Holland STILL sucks?!

You know - I've been writing (or NOT writing) this blog for a couple (3?) years now, and - more amazing than the fact that people actually read it - is the way people get here.

I come up like #3 or #4 in searches for "Holland Sucks" and "Amsterdam Sucks." For all the hits I get from those searches, I really feel disloyal to those people. I should write MUCH MORE about the various forms of Dutch suckage, but basically, I'm just too darn busy bitching about my own life. Ahhhh. The nutshell of Americanhood. "I hear you, but how does that relate to ME?"

And why exactly are people searching for "Holland Sucks"? That's really more of a statement, isn't it? I mean, wouldn't "Does Holland Suck?" or "Holland and the ways it sucks" be more appropriate and informative?

I don't search about things I already know. If I did, what would my list look like....?

"My ex is an asshole" (see previous post)
"Water is a tasty and healthy drink"
"It snows a lot here"
"Trees: tall, green, oxygen-giving"
"Ingrown toenails should be avoided"
"The usage of 'you and I' versus 'you and me'"

(OK, I admit, that last one is valid for many people. Perhaps not for you and me. Why don't you and I go look it up, just for fun and information. It might do you and me some good to know when to use "you and I" when we're talking to ourselves and others. But I digress. Then again, digression is kinda my thing. Oh dear. I have written myself into a little circle here, haven't I?)

In any event - that search will either bring you here or here. Neither scintillating.

So - to the "suck" people: What information are you looking for? 'Cause I got a whole bag of suck right here with your name on it - just tell me which flavor you want. I am extremely versatile in the bitching department. Some people find it my winningest quality (you poor bastard:)). But I suspect y'all are just looking for voetbal scores or landse cup info. Nietwaar?

Me, me, me... Enough about me, let's talk more about you. How do you like my blog?

Sunday, January 23, 2011

This just in...

So, one year later, I get email from my ex. Not just any email - a response to the email I sent him just over ONE YEAR AGO asking him to please work it out with me so we could be a family. One of those heart-rending, self-prostrating, remember-how-great-it-was, whatever-it-takes kind of emails.

The response that took him a year to write said "I miss u 2." I had looked at my blackberry while I was half asleep and saw this message on it, so I kind of befuddledly replied "A year later? Are you kidding me?"

Now, what could have provoked this? I'd say "maybe he was stoned," but that is sort of his natural state. Maybe he WASN'T stoned. Maybe his joint-rolling hand was crushed in some kind of industrial accident, forcing him to take a 20-minute dope break before learning to roll with his feet.

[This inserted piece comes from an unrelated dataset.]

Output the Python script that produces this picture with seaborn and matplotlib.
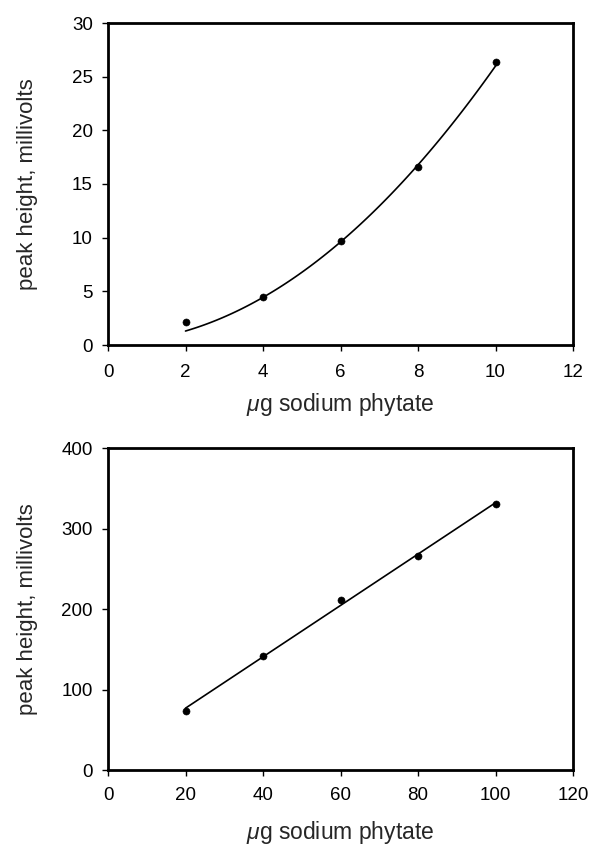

That could have sobered him up long enough to write four half-words.

Maybe he means the band.

Maybe he made a New Year's resolution to FINALLY plough through that overstuffed inbox and answer everyone he owes an email.

Maybe he finally lost a road rage fist fight and the non-retard lobe of his brain got knocked (partially) back into place, leaving him retroactively sorry, but only semi-literate.

Maybe he's just been REALLY busy.

Maybe he ran out of ironed shirts and figures four words might be enough to get me back so he doesn't have to send them out.

Maybe he figures I might remember his birthday is coming up and buy him a present! Awww. And after not sending any Christmas presents to the kids....

Well, whatever the reason was, if he writes me again, I'll just be needing the two words.